Begin

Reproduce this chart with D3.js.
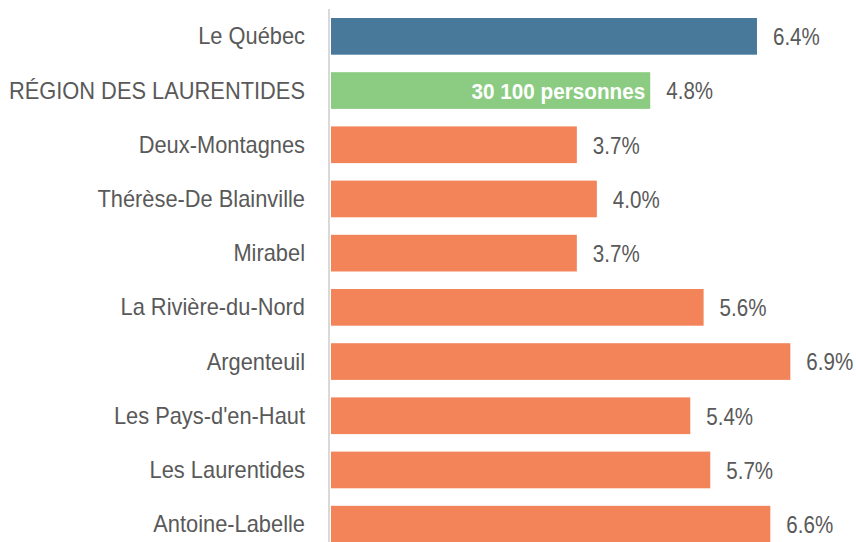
<!DOCTYPE html>
<html>
<head>
<meta charset="utf-8">
<script src="https://cdn.jsdelivr.net/npm/d3@7"></script>
<style>
  body { margin: 0; background: #fff; }
  svg { display: block; }
</style>
</head>
<body>
<div id="chart"></div>
<script>
// Données
const categories = [
    "Le Québec",
    "RÉGION DES LAURENTIDES",
    "Deux-Montagnes",
    "Thérèse-De Blainville",
    "Mirabel",
    "La Rivière-du-Nord",
    "Argenteuil",
    "Les Pays-d'en-Haut",
    "Les Laurentides",
    "Antoine-Labelle"
];
const values = [6.4, 4.8, 3.7, 4.0, 3.7, 5.6, 6.9, 5.4, 5.7, 6.6];
const groups = ["quebec", "region", "mrc", "mrc", "mrc", "mrc", "mrc", "mrc", "mrc", "mrc"];
const insideLabels = ["", "30 100 personnes", "", "", "", "", "", "", "", ""];

const colors = { quebec: "#48799b", region: "#8bcc82", mrc: "#f3845a" };

const width = 856, height = 542;
const font = "'Liberation Sans', Arial, sans-serif";
const narrow = 0.84; // pas de police étroite installée -> compression horizontale

const svg = d3.select("#chart").append("svg")
    .attr("width", width)
    .attr("height", height);

// Echelles
const x = d3.scaleLinear().domain([0, 7]).range([330, 797]);
const y = d3.scaleBand()
    .domain(categories)
    .range([18, 542.5])
    .paddingInner(0.323)
    .paddingOuter(0);

// Ligne d'axe
svg.append("line")
    .attr("x1", 329).attr("x2", 329)
    .attr("y1", 9).attr("y2", height)
    .attr("stroke", "#d9d9d9")
    .attr("stroke-width", 2);

const row = svg.selectAll("g.row")
    .data(categories)
    .join("g")
    .attr("class", "row");

// Barres
row.append("rect")
    .attr("x", x(0) + 1)
    .attr("y", d => y(d))
    .attr("height", y.bandwidth())
    .attr("width", (d, i) => x(values[i]) - x(0) - 1)
    .attr("fill", (d, i) => colors[groups[i]]);

// Libellés des catégories
row.append("text")
    .attr("transform", d => `translate(305,${y(d) + y.bandwidth() / 2}) scale(0.95,1)`)
    .attr("dy", "0.35em")
    .attr("text-anchor", "end")
    .attr("font-family", font)
    .attr("font-size", "23px")
    .attr("fill", "#595959")
    .text(d => d);

// Valeurs
row.append("text")
    .attr("transform", (d, i) => `translate(${x(values[i]) + 16},${y(d) + y.bandwidth() / 2}) scale(${narrow},1)`)
    .attr("dy", "0.36em")
    .attr("font-family", font)
    .attr("font-size", "24.5px")
    .attr("fill", "#595959")
    .text((d, i) => values[i].toFixed(1) + "%");

// Texte dans la barre régionale
row.filter((d, i) => insideLabels[i] !== "")
    .append("text")
    .attr("transform", d => `translate(${x(values[categories.indexOf(d)]) - 5},${y(d) + y.bandwidth() / 2}) scale(0.92,1)`)
    .attr("dy", "0.36em")
    .attr("text-anchor", "end")
    .attr("font-family", font)
    .attr("font-weight", "bold")
    .attr("font-size", "22.5px")
    .attr("fill", "#fff")
    .text(d => insideLabels[categories.indexOf(d)]);
</script>
</body>
</html>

End

_EXERCISE TASK_
Determine the number of lines where the string "chart" occurs, and give that number only.

_REPLY_
3